U.S. grains: Wheat down on forecasts for Plains moisture

CBOT soybeans and corn both end higher

Chicago | Reuters — U.S. wheat futures fell to a one-month low on Thursday, pressured by forecasts for welcome moisture in the southern U.S. Plains crop belt that should boost wheat production prospects, traders said.

But soybean and corn futures ended higher, supported by South American supply worries and soaring global vegetable oil prices.

Chicago Board of Trade May wheat futures settled down 10 cents at $6.42-1/2 per bushel after dipping to $6.39, the contract’s lowest level since Feb. 12 (all figures US$).

CBOT May soybeans ended up 3-3/4 cents at $14.13-1/2 a bushel and May corn rose 4-1/2 cents to finish at $5.38-1/2 per bushel.
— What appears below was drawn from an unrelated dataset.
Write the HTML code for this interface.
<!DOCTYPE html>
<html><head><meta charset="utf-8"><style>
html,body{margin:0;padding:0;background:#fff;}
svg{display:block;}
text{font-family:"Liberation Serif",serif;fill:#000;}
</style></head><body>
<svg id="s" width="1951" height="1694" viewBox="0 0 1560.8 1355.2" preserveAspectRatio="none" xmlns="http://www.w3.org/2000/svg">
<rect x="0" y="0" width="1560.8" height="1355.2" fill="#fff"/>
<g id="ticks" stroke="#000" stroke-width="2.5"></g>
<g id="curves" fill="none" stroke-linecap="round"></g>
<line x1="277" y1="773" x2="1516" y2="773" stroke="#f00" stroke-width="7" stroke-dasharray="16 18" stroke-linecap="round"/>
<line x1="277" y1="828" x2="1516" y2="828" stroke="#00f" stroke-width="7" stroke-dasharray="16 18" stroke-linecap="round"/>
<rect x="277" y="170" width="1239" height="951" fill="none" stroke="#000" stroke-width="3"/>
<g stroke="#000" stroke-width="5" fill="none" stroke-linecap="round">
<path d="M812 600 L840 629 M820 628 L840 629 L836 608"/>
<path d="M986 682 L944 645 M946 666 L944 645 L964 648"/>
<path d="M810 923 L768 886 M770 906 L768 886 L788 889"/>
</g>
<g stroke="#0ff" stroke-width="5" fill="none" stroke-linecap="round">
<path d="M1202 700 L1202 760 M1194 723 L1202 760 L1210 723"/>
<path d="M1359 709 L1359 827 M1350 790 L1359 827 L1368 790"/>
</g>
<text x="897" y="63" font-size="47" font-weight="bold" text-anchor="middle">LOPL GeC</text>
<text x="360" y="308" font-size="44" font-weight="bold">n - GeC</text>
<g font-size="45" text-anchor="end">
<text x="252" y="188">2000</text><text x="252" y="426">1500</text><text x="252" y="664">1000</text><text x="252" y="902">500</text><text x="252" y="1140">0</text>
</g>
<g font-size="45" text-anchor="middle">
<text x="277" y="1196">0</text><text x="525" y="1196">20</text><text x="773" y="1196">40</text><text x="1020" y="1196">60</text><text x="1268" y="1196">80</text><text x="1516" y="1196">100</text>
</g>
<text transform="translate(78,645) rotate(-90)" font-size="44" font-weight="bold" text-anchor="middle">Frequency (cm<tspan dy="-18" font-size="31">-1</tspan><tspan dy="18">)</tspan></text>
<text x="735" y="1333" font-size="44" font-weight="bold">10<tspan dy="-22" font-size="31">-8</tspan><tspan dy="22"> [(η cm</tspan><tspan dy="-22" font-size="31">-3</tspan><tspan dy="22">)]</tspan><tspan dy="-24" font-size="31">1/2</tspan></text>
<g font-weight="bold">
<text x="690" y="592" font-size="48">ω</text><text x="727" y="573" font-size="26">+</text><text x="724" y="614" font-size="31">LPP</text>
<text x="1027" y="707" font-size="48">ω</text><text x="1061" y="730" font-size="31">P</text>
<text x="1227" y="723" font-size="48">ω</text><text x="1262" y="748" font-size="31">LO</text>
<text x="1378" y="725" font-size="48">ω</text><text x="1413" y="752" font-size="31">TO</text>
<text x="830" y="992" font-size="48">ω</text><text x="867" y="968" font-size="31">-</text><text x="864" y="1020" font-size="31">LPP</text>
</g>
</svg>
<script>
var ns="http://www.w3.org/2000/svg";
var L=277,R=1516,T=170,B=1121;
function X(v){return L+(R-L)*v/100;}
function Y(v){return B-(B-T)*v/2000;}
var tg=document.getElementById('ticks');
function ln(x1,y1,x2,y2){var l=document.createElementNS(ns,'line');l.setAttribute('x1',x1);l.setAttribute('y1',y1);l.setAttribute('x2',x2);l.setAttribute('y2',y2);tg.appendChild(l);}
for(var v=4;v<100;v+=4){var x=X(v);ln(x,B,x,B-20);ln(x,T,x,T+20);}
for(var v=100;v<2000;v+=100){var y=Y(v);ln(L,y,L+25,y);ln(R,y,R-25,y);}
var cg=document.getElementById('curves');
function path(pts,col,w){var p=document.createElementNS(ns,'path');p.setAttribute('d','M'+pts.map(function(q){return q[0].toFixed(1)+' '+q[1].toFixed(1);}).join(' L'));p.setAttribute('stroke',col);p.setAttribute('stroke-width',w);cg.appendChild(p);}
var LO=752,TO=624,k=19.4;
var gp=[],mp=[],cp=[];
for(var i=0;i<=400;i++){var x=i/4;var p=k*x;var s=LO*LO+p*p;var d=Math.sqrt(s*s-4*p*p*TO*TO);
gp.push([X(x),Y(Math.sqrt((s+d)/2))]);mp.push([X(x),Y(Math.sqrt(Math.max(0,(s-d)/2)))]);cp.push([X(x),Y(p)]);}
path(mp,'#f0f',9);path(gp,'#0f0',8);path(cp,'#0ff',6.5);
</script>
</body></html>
Weekend storms were taking aim at the Plains wheat belt, much of which has endured dry conditions for several months. The region’s winter wheat is just starting its key spring growth phase, when the crop’s need for water increases.

“A much wetter (and snowier) weather pattern is expected across the central Plains through early next week, which will significantly ease dryness in Colorado, Nebraska, Kansas, and Oklahoma,” space technology company Maxar said in a daily client note.

Meanwhile, Egypt’s state grains buyer, the General Authority for Supply Commodities (GASC), bought 360,000 tonnes of Romanian wheat in an international purchasing tender, its first since early February.

Soybean futures rose as CBOT soyoil futures set across-the-board contract highs and rival Malaysian palm oil futures notched a 13-year top.

“Soybean oil futures traded to new contract highs on the upside explosion in world vegetable oil prices,” DC Analysis president Dan Cekander said in a client note.

Uncertainty about South American crop prospects lent support. The Buenos Aires Grains Exchange lowered its estimates of Argentina’s soybean harvest to 44 million tonnes and its corn forecast to 45 million tonnes, below its previous forecasts of 46 million tonnes for each crop, citing dry conditions.

However, in neighbouring Brazil, government supply agency Conab raised its estimates of Brazil’s 2020-21 soybean and corn harvests.

An analyst with Safras + Mercado projected Brazilian farmers will harvest a record 2020-21 corn crop of 113.5 million tonnes, even as growers sow their second corn crop outside the ideal planting window.